YOUR GOAL:
Each line from the one containing "Recreate this image" through the one containing "n_samples = 10" is to be retyped exactly, both end lines included, and all other lines left out.

INPUT RECORDS:

^^^^

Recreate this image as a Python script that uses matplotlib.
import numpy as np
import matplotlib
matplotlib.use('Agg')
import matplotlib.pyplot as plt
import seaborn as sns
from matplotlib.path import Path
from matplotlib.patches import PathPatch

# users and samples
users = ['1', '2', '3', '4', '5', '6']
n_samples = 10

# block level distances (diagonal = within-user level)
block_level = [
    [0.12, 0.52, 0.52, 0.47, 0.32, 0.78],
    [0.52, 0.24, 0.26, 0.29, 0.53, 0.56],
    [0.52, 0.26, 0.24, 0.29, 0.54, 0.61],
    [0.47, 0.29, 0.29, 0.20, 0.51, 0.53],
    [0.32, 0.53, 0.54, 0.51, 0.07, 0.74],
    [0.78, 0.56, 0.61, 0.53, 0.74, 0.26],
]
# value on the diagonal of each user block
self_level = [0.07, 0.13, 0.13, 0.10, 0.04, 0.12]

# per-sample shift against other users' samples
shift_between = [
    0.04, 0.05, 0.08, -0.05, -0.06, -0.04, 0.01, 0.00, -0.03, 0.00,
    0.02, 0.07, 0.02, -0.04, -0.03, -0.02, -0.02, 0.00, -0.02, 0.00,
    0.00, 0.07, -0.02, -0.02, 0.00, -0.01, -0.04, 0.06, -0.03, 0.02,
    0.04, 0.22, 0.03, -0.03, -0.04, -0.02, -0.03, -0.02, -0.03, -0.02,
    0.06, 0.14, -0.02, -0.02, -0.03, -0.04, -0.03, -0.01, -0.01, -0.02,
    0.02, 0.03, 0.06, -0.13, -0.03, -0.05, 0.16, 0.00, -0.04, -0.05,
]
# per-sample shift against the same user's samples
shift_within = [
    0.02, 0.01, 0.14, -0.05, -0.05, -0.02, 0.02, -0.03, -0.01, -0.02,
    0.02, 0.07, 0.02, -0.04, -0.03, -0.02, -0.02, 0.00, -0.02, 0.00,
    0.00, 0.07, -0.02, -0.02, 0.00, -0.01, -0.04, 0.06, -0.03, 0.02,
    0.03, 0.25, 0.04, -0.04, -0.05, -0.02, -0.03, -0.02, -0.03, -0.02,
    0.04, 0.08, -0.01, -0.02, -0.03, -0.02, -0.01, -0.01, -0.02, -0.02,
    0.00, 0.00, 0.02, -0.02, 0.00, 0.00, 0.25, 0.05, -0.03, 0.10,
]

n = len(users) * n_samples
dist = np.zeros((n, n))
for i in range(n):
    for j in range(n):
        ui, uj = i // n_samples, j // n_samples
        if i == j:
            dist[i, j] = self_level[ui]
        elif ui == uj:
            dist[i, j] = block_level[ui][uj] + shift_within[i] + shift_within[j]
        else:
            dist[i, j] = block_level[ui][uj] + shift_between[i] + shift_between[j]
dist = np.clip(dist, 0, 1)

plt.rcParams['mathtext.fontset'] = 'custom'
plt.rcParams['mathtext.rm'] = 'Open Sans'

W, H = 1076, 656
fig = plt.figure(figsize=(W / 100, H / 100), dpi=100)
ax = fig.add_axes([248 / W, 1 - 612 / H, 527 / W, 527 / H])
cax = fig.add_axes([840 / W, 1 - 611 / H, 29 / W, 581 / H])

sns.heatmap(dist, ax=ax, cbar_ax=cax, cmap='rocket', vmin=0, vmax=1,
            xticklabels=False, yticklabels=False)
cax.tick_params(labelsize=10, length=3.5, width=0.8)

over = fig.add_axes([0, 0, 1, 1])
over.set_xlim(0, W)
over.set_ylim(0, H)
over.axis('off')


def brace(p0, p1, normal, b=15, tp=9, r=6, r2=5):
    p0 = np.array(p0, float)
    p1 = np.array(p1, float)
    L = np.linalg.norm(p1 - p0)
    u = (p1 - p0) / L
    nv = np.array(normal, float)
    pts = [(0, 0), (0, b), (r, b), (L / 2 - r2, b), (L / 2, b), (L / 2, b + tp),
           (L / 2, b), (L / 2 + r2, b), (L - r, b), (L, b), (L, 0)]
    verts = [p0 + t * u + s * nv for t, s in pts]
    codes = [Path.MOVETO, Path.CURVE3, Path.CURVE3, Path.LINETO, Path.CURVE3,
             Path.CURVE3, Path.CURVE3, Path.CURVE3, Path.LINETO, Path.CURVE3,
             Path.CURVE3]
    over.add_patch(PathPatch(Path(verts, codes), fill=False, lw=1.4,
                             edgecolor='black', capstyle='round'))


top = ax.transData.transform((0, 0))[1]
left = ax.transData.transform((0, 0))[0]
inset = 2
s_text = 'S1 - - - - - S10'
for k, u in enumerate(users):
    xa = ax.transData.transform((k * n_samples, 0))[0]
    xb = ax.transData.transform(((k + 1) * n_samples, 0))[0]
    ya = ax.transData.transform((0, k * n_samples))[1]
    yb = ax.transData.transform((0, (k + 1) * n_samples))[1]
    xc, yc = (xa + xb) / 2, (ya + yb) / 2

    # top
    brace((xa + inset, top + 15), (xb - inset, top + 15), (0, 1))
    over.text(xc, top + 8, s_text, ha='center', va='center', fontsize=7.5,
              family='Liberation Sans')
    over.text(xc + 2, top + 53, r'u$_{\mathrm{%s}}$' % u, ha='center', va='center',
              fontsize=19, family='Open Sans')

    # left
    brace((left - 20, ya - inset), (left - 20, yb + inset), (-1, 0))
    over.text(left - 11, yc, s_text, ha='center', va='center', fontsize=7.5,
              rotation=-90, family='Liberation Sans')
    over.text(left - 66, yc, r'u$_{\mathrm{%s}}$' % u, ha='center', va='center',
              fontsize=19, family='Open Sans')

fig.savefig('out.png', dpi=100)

^^^^

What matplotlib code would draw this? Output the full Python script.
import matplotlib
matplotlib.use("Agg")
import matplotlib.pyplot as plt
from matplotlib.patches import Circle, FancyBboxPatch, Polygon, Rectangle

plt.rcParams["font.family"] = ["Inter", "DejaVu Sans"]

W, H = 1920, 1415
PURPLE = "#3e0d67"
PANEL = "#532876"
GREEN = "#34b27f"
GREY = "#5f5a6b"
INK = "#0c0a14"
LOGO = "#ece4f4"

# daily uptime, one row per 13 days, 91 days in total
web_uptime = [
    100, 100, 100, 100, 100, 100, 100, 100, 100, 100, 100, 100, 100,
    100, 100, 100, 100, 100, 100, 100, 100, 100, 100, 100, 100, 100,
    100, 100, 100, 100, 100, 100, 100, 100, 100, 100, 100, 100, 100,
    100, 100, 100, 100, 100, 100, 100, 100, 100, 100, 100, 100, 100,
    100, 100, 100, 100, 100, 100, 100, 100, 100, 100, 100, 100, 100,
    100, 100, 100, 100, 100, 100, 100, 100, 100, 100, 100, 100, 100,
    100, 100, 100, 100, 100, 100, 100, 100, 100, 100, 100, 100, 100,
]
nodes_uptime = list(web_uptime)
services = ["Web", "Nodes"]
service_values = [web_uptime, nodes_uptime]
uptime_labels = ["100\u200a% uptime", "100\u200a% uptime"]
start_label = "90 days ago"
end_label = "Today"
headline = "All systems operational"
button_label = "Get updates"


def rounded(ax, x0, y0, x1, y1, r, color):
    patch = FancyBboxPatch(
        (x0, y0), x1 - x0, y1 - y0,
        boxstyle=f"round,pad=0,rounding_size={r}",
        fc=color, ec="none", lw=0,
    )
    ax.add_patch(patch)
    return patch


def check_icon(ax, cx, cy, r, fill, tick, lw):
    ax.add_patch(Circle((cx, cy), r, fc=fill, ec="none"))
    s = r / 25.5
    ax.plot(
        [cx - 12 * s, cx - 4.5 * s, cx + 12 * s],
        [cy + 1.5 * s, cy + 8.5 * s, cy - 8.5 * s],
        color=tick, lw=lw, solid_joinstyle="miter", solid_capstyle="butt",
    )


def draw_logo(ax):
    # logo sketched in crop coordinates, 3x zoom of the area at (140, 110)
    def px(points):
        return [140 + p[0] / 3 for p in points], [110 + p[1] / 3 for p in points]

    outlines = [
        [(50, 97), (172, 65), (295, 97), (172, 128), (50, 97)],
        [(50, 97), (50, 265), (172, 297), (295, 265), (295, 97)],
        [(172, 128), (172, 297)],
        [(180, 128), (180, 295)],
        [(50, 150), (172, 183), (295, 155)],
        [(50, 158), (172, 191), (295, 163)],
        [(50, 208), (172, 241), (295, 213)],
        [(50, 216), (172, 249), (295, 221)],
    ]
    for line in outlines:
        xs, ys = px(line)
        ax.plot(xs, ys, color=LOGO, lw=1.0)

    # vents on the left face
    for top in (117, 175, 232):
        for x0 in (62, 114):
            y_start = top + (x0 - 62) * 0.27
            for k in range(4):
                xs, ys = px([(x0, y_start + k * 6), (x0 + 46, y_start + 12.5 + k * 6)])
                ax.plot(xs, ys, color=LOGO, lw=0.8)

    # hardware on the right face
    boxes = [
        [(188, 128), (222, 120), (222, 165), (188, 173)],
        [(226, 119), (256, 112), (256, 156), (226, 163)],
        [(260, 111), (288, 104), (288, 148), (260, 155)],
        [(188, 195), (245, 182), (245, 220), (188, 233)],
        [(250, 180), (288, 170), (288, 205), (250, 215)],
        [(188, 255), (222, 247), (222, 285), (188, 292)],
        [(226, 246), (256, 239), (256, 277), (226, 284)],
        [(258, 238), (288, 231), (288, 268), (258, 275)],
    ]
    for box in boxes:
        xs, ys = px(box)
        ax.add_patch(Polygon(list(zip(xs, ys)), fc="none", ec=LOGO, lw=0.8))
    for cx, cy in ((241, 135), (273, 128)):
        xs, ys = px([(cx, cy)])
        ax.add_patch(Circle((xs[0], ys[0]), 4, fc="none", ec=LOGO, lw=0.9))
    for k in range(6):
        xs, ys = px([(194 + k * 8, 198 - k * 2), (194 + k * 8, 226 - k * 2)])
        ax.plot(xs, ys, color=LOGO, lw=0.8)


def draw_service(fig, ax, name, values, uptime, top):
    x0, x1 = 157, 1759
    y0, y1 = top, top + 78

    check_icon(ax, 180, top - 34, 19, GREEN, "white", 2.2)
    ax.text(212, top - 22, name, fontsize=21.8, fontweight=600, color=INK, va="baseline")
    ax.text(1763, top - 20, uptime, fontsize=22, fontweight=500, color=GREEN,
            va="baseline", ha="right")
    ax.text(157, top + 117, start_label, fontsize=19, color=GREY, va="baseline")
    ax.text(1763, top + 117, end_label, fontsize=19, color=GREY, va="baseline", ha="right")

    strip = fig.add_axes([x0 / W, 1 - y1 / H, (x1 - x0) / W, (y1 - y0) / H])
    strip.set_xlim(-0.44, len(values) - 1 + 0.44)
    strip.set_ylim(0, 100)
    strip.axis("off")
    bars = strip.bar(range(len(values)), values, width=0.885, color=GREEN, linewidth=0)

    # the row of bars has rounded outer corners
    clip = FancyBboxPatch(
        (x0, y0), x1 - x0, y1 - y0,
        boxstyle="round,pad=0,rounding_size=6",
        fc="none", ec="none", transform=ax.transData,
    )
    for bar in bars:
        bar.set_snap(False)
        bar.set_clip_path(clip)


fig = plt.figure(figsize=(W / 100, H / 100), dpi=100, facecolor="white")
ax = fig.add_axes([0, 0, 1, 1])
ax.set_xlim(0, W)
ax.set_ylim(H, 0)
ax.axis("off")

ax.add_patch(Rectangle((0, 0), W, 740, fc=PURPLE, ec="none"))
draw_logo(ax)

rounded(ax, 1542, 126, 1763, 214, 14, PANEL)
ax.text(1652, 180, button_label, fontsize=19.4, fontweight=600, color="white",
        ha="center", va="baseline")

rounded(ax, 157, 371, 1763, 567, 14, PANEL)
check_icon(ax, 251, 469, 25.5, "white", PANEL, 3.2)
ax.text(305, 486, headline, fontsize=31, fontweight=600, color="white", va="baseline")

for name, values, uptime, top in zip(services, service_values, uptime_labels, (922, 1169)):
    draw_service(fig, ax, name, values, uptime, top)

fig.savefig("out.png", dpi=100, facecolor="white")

^^^^

EXERCISE ANSWER:
Recreate this image as a Python script that uses matplotlib.
import numpy as np
import matplotlib
matplotlib.use('Agg')
import matplotlib.pyplot as plt
import seaborn as sns
from matplotlib.path import Path
from matplotlib.patches import PathPatch

# users and samples
users = ['1', '2', '3', '4', '5', '6']
n_samples = 10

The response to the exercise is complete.